Closed Bug 586118 Opened 14 years ago Closed 14 years ago

Unsigned longs for reflected attributes do not treat out-of-range values correctly

Categories

(Core :: DOM: Core & HTML, defect)

x86
Linux
defect
Not set
minor

Tracking

()

RESOLVED INVALID

People

(Reporter: ayg, Unassigned)

References

Details

(Keywords: html5)

Tested in Firefox 4.0b2.  According to HTML5,

"""
If a reflecting IDL attribute is an unsigned integer type (unsigned long) then, on getting, the content attribute must be parsed according to the rules for parsing non-negative integers, and if that is successful, and the value is in the range of the IDL attribute's type, the resulting value must be returned. If, on the other hand, it fails or returns an out of range value, or if the attribute is absent, the default value must be returned instead, or 0 if there is no default value.
"""
http://www.whatwg.org/specs/web-apps/current-work/multipage/urls.html#reflecting-content-attributes-in-idl-attributes

According to WebIDL,

"The unsigned long type is an unsigned integer type that has values in the range [0, 4294967295]."
http://dev.w3.org/2006/webapi/WebIDL/#idl-unsigned-long

HTML5 defines (for instance) input.size as an unsigned long.  From the above, I would expect the following to alert 3000000000:

data:text/html,<!doctype html>
<input size=3000000000>
<script>
alert(document.getElementsByTagName("input")[0].size);
</script>

However, it alerts 0.  WebKit also alerts 0; Opera alerts 2147483647.
Summary: Unsigned longs in IDLs do not treat out-of-range values correctly (WebIDL) → Unsigned longs in IDLs do not treat out-of-range values correctly
> HTML5 defines (for instance) input.size as an unsigned long.

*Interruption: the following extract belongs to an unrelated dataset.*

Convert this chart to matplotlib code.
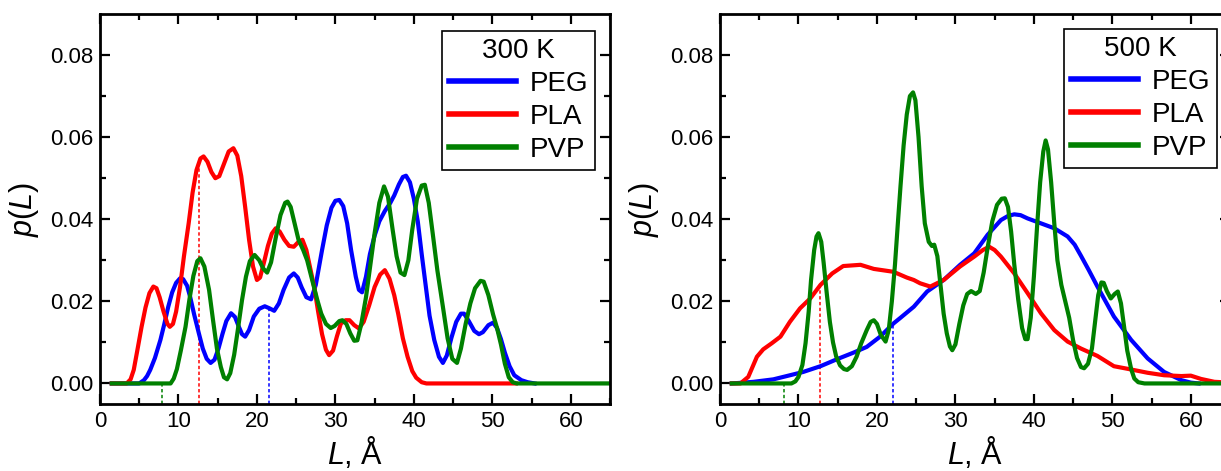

We store all integer-reflecting attributes as signed 32-bit integers.  Hence the observed behavior; 3000000000 parses as a negative 32-bit integer due to overflow and gets clamped to 0.

If you had a number that was actually out of range of unsigned 32-bit integers, you would get other odd behavior, obviously.

I'm not entirely sure how much we want to support this, actually; it would require a significant rework of attribute storage (and some slowdown or extra memory usage) for what seems like not much benefit.  Should see what other implementors think.
Severity: normal → minor
Keywords: html5
Summary: Unsigned longs in IDLs do not treat out-of-range values correctly → Unsigned longs for reflected attributes do not treat out-of-range values correctly
Version: Other Branch → Trunk
Based on the test-case I gave, it seems like no browser is actually able to store values bigger than a signed int can hold here.  Safari 5 alerts 0 as well as Chrome dev, IE8 alerts 2147483647.  Given that, it looks like WebIDL should redefine unsigned long to have a range of [0, 2147483647], and maybe similar changes for related attributes.  Do you agree?  Should the ranges of anything else in WebIDL change as well?
Unsigned long is used for things other than stuff that maps content attributes, no?
Hmm, guess so.  So instead, should there be a note in HTML5 saying that unsigned longs have to treat anything above 2147483647 as out of range?
I have no idea.  What problem are you trying to solve?
I'm trying to solve the problem that the spec doesn't match the implementations.  Everyone says we want tests for HTML5, so I picked something at random (reflection) and am writing some tests: <http://aryeh.name/tests/reflection.html>.  When tests fail, I try to figure out if it's a spec bug or implementation bug, and file accordingly.  Since this now seems like a spec bug, I should probably file there, but since we were already discussing it, I thought I should ask your opinion on what change is needed, since you'd know better than me.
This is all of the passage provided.